Recovery requires two explicit transitions (SAFE_MODE → IDLE → SCREENING) — skipping straight to SCREENING isn’t valid.
def _always_ok(agent, messages, sender, config):
return True, f"{agent.name}: ok"
# MemoryBackend keeps state in-process -- no files written during the demo
veronica = VeronicaIntegration(backend=MemoryBackend())
cap2 = CircuitBreakerCapability(failure_threshold=5, veronica=veronica)
msg = [{"role": "user", "content": "test"}]
planner2 = ConversableAgent("planner", llm_config=False)
executor2 = ConversableAgent("executor", llm_config=False)
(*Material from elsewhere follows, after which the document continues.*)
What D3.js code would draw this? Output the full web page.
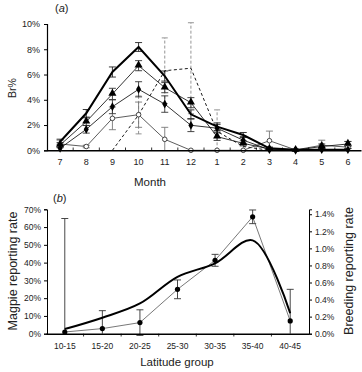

for agent in (planner2, executor2):
agent.register_reply(
trigger=lambda _: True,
reply_func=_always_ok,
position=0,
remove_other_reply_funcs=True,
)
cap2.add_to_agent(agent)
# Both agents are healthy
print(planner2.generate_reply(msg)) # planner: ok
print(executor2.generate_reply(msg)) # executor: ok
# Anomaly detected -- halt everything immediately
# VeronicaIntegration starts in SCREENING, so SCREENING -> SAFE_MODE is valid
veronica.state.transition(VeronicaState.SAFE_MODE, reason="anomaly detected")
print(planner2.generate_reply(msg)) # None -- blocked by SAFE_MODE
print(executor2.generate_reply(msg)) # None -- blocked by SAFE_MODE
# Two-step recovery: confirm stability (IDLE), then resume screening
veronica.state.transition(VeronicaState.IDLE, reason="anomaly resolved")
veronica.state.transition(VeronicaState.SCREENING, reason="resuming")
print(planner2.generate_reply(msg)) # planner: ok
print(executor2.generate_reply(msg)) # executor: ok
Demo 3: Per-agent Isolation#
Each call to add_to_agent() creates an independent CircuitBreaker for that agent. A broken agent’s circuit opening does not affect any other agent, even when they share the same CircuitBreakerCapability instance.
cap3 = CircuitBreakerCapability(failure_threshold=2)
healthy = ConversableAgent("healthy", llm_config=False)
healthy.register_reply(
trigger=lambda _: True,
reply_func=lambda agent, messages, sender, config: (True, "healthy: ok"),
position=0,
remove_other_reply_funcs=True,
)
broken = ConversableAgent("broken", llm_config=False)
broken.register_reply(
trigger=lambda _: True,
reply_func=lambda agent, messages, sender, config: (True, None),
position=0,
remove_other_reply_funcs=True,
)
cap3.add_to_agent(healthy)
cap3.add_to_agent(broken)
msg = [{"role": "user", "content": "test"}]
# Trip the broken agent's circuit
broken.generate_reply(msg)
broken.generate_reply(msg)
print(f"broken state: {cap3.get_breaker('broken').state}") # CircuitState.OPEN
# The healthy agent is completely unaffected -- same cap, independent breaker
print(f"healthy reply: {healthy.generate_reply(msg)!r}") # 'healthy: ok'
print(f"healthy state: {cap3.get_breaker('healthy').state}") # CircuitState.CLOSED
Summary#
| Feature | API |
|---|---|
| Protect an agent | cap.add_to_agent(agent) |
| Inspect circuit state | cap.get_breaker(agent.name).state |
| System-wide halt | veronica.state.transition(VeronicaState.SAFE_MODE, ...) |
| Recovery | SAFE_MODE -> IDLE -> SCREENING (two explicit transitions) |
| Backend for demos | MemoryBackend() (no file I/O) |
Existing agent.generate_reply(messages) calls need no changes.